Data:
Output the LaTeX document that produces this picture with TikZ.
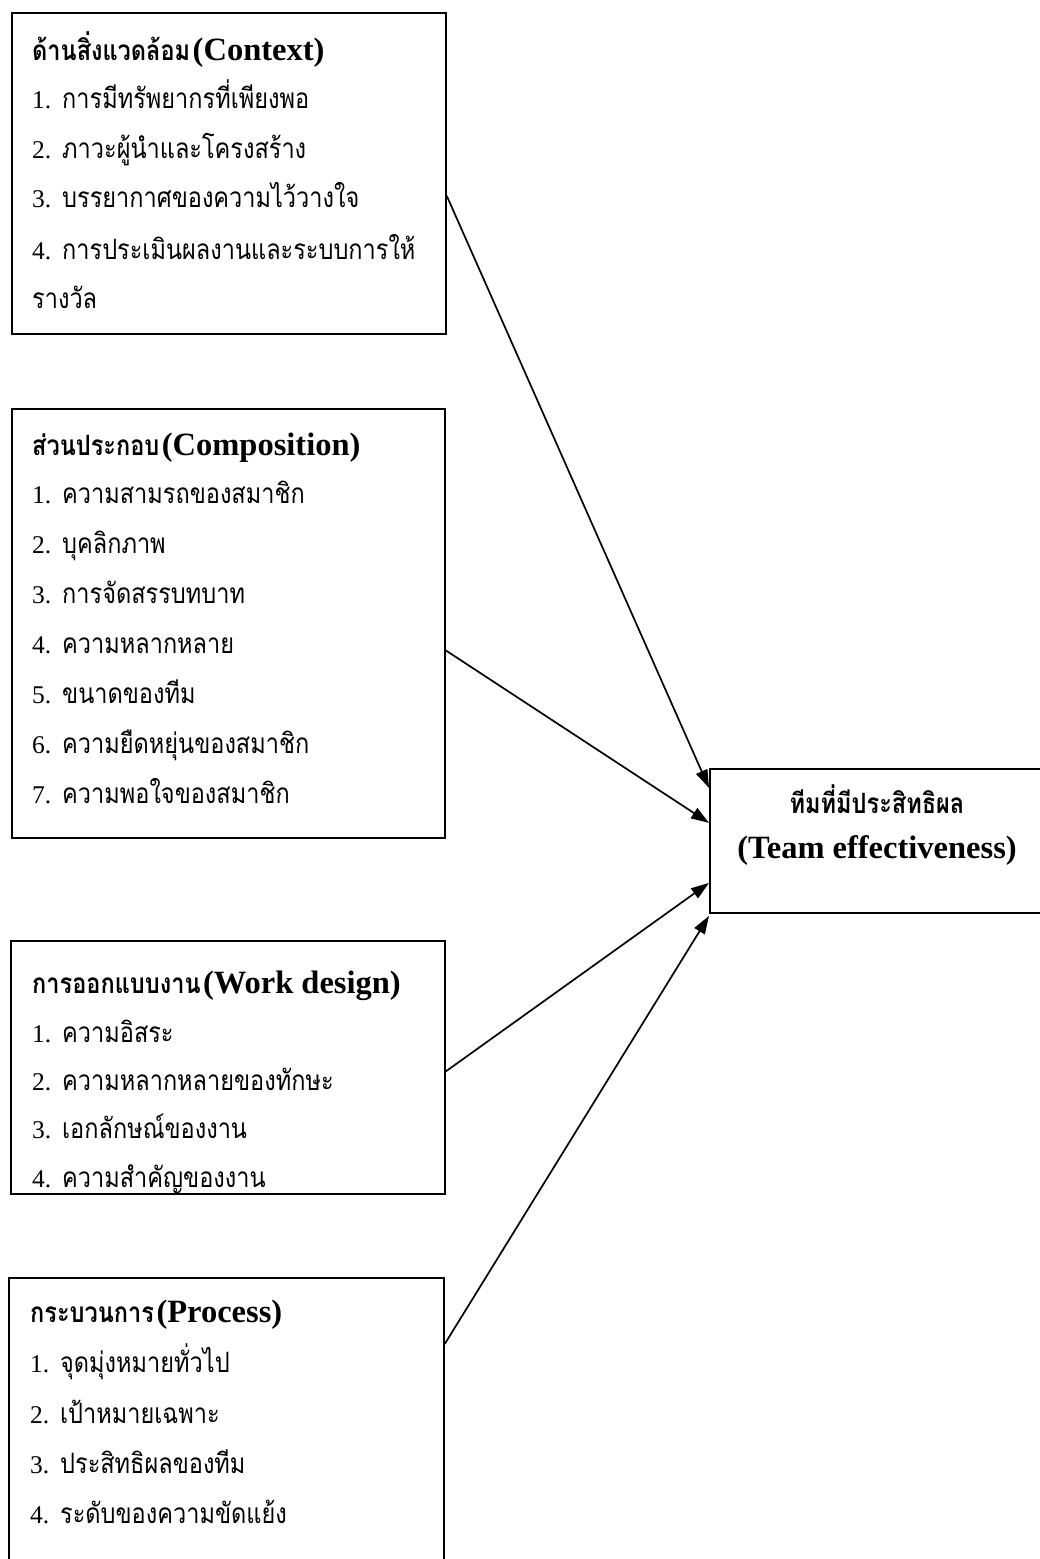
\documentclass[tikz,border=0pt]{standalone}
\usepackage{fontspec}
\usepackage{graphicx}
\usetikzlibrary{arrows.meta,calc}
\setmainfont{Liberation Serif}
\newfontfamily\thai[Script=Thai]{Loma}

% text styles: Thai set tall and narrow, Latin in a Times-like serif
\newcommand{\latsz}{\fontsize{25.5}{25.5}\selectfont}
\newcommand{\latbold}{\fontsize{32.5}{32.5}\selectfont\bfseries}
\newcommand{\thr}[1]{\scalebox{0.84}[1]{\thai\fontsize{28}{28}\selectfont #1}}
\newcommand{\thbold}[1]{\scalebox{0.84}[1]{\thai\fontsize{28}{28}\selectfont\bfseries #1}}
\newcommand{\itm}[2]{\makebox[30pt][l]{\latsz #1}\thr{#2}}

\begin{document}
\begin{tikzpicture}[x=1pt,y=-1pt,
  frame/.style={draw, line width=1.8pt, inner sep=0pt, anchor=north west},
  line/.style={anchor=base west, inner sep=0pt},
  link/.style={line width=1.7pt, -{Triangle[length=18pt,width=12pt]}}]
\useasboundingbox (0,0) rectangle (1040,1559);
\clip (0,0) rectangle (1040,1559);

% factor boxes
\node[frame, minimum width=434pt, minimum height=321pt] (ctx) at (11,12) {};
\node[frame, minimum width=433pt, minimum height=429pt] (cmp) at (11,408) {};
\node[frame, minimum width=434pt, minimum height=253pt] (wrk) at (10,940) {};
\node[frame, minimum width=435pt, minimum height=330pt] (prc) at (8,1277) {};
% outcome box
\node[frame, minimum width=360pt, minimum height=144pt] (eff) at (709,768) {};

% Context
\node[line] (ctx-t) at (32,60) {\thbold{ด้านสิ่งแวดล้อม} {\latbold (Context)}};
\node[line] (ctx-1) at (32,108) {\itm{1.}{การมีทรัพยากรที่เพียงพอ}};
\node[line] (ctx-2) at (32,158) {\itm{2.}{ภาวะผู้นำและโครงสร้าง}};
\node[line] (ctx-3) at (32,207) {\itm{3.}{บรรยากาศของความไว้วางใจ}};
\node[line] (ctx-4) at (32,259) {\itm{4.}{การประเมินผลงานและระบบการให้}};
\node[line] (ctx-5) at (32,308) {\thr{รางวัล}};

% Composition
\node[line] (cmp-t) at (32,455) {\thbold{ส่วนประกอบ} {\latbold (Composition)}};
\node[line] (cmp-1) at (32,503) {\itm{1.}{ความสามรถของสมาชิก}};
\node[line] (cmp-2) at (32,553) {\itm{2.}{บุคลิกภาพ}};
\node[line] (cmp-3) at (32,603) {\itm{3.}{การจัดสรรบทบาท}};
\node[line] (cmp-4) at (32,653) {\itm{4.}{ความหลากหลาย}};
\node[line] (cmp-5) at (32,703) {\itm{5.}{ขนาดของทีม}};
\node[line] (cmp-6) at (32,753) {\itm{6.}{ความยืดหยุ่นของสมาชิก}};
\node[line] (cmp-7) at (32,803) {\itm{7.}{ความพอใจของสมาชิก}};

% Work design
\node[line] (wrk-t) at (32,993) {\thbold{การออกแบบงาน} {\latbold (Work design)}};
\node[line] (wrk-1) at (32,1042) {\itm{1.}{ความอิสระ}};
\node[line] (wrk-2) at (32,1090) {\itm{2.}{ความหลากหลายของทักษะ}};
\node[line] (wrk-3) at (32,1138) {\itm{3.}{เอกลักษณ์ของงาน}};
\node[line] (wrk-4) at (32,1187) {\itm{4.}{ความสำคัญของงาน}};

% Process
\node[line] (prc-t) at (30,1322) {\thbold{กระบวนการ} {\latbold (Process)}};
\node[line] (prc-1) at (30,1372) {\itm{1.}{จุดมุ่งหมายทั่วไป}};
\node[line] (prc-2) at (30,1423) {\itm{2.}{เป้าหมายเฉพาะ}};
\node[line] (prc-3) at (30,1473) {\itm{3.}{ประสิทธิผลของทีม}};
\node[line] (prc-4) at (30,1523) {\itm{4.}{ระดับของความขัดแย้ง}};

% Outcome
\node[anchor=base, inner sep=0pt] (eff-1) at (877,813) {\thbold{ทีมที่มีประสิทธิผล}};
\node[anchor=base, inner sep=0pt] (eff-2) at (877,858) {\latbold (Team effectiveness)};

% links into the outcome box
\draw[link] ([yshift=-22.5pt]ctx.east) -- ([yshift=53pt]eff.west);
\draw[link] ([yshift=-27pt]cmp.east) -- ([yshift=18pt]eff.west);
\draw[link] ([yshift=-4pt]wrk.east) -- ([yshift=-42pt]eff.west);
\draw[link] ([yshift=99pt]prc.east) -- ([yshift=-75pt]eff.west);
\end{tikzpicture}
\end{document}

Prompt: Repeat all the data as it stands, dropping any images it holds.

Reply:
Output the LaTeX document that produces this picture with TikZ.
\documentclass[tikz,border=0pt]{standalone}
\usepackage{fontspec}
\usepackage{graphicx}
\usetikzlibrary{arrows.meta,calc}
\setmainfont{Liberation Serif}
\newfontfamily\thai[Script=Thai]{Loma}

% text styles: Thai set tall and narrow, Latin in a Times-like serif
\newcommand{\latsz}{\fontsize{25.5}{25.5}\selectfont}
\newcommand{\latbold}{\fontsize{32.5}{32.5}\selectfont\bfseries}
\newcommand{\thr}[1]{\scalebox{0.84}[1]{\thai\fontsize{28}{28}\selectfont #1}}
\newcommand{\thbold}[1]{\scalebox{0.84}[1]{\thai\fontsize{28}{28}\selectfont\bfseries #1}}
\newcommand{\itm}[2]{\makebox[30pt][l]{\latsz #1}\thr{#2}}

\begin{document}
\begin{tikzpicture}[x=1pt,y=-1pt,
  frame/.style={draw, line width=1.8pt, inner sep=0pt, anchor=north west},
  line/.style={anchor=base west, inner sep=0pt},
  link/.style={line width=1.7pt, -{Triangle[length=18pt,width=12pt]}}]
\useasboundingbox (0,0) rectangle (1040,1559);
\clip (0,0) rectangle (1040,1559);

% factor boxes
\node[frame, minimum width=434pt, minimum height=321pt] (ctx) at (11,12) {};
\node[frame, minimum width=433pt, minimum height=429pt] (cmp) at (11,408) {};
\node[frame, minimum width=434pt, minimum height=253pt] (wrk) at (10,940) {};
\node[frame, minimum width=435pt, minimum height=330pt] (prc) at (8,1277) {};
% outcome box
\node[frame, minimum width=360pt, minimum height=144pt] (eff) at (709,768) {};

% Context
\node[line] (ctx-t) at (32,60) {\thbold{ด้านสิ่งแวดล้อม} {\latbold (Context)}};
\node[line] (ctx-1) at (32,108) {\itm{1.}{การมีทรัพยากรที่เพียงพอ}};
\node[line] (ctx-2) at (32,158) {\itm{2.}{ภาวะผู้นำและโครงสร้าง}};
\node[line] (ctx-3) at (32,207) {\itm{3.}{บรรยากาศของความไว้วางใจ}};
\node[line] (ctx-4) at (32,259) {\itm{4.}{การประเมินผลงานและระบบการให้}};
\node[line] (ctx-5) at (32,308) {\thr{รางวัล}};

% Composition
\node[line] (cmp-t) at (32,455) {\thbold{ส่วนประกอบ} {\latbold (Composition)}};
\node[line] (cmp-1) at (32,503) {\itm{1.}{ความสามรถของสมาชิก}};
\node[line] (cmp-2) at (32,553) {\itm{2.}{บุคลิกภาพ}};
\node[line] (cmp-3) at (32,603) {\itm{3.}{การจัดสรรบทบาท}};
\node[line] (cmp-4) at (32,653) {\itm{4.}{ความหลากหลาย}};
\node[line] (cmp-5) at (32,703) {\itm{5.}{ขนาดของทีม}};
\node[line] (cmp-6) at (32,753) {\itm{6.}{ความยืดหยุ่นของสมาชิก}};
\node[line] (cmp-7) at (32,803) {\itm{7.}{ความพอใจของสมาชิก}};

% Work design
\node[line] (wrk-t) at (32,993) {\thbold{การออกแบบงาน} {\latbold (Work design)}};
\node[line] (wrk-1) at (32,1042) {\itm{1.}{ความอิสระ}};
\node[line] (wrk-2) at (32,1090) {\itm{2.}{ความหลากหลายของทักษะ}};
\node[line] (wrk-3) at (32,1138) {\itm{3.}{เอกลักษณ์ของงาน}};
\node[line] (wrk-4) at (32,1187) {\itm{4.}{ความสำคัญของงาน}};

% Process
\node[line] (prc-t) at (30,1322) {\thbold{กระบวนการ} {\latbold (Process)}};
\node[line] (prc-1) at (30,1372) {\itm{1.}{จุดมุ่งหมายทั่วไป}};
\node[line] (prc-2) at (30,1423) {\itm{2.}{เป้าหมายเฉพาะ}};
\node[line] (prc-3) at (30,1473) {\itm{3.}{ประสิทธิผลของทีม}};
\node[line] (prc-4) at (30,1523) {\itm{4.}{ระดับของความขัดแย้ง}};

% Outcome
\node[anchor=base, inner sep=0pt] (eff-1) at (877,813) {\thbold{ทีมที่มีประสิทธิผล}};
\node[anchor=base, inner sep=0pt] (eff-2) at (877,858) {\latbold (Team effectiveness)};

% links into the outcome box
\draw[link] ([yshift=-22.5pt]ctx.east) -- ([yshift=53pt]eff.west);
\draw[link] ([yshift=-27pt]cmp.east) -- ([yshift=18pt]eff.west);
\draw[link] ([yshift=-4pt]wrk.east) -- ([yshift=-42pt]eff.west);
\draw[link] ([yshift=99pt]prc.east) -- ([yshift=-75pt]eff.west);
\end{tikzpicture}
\end{document}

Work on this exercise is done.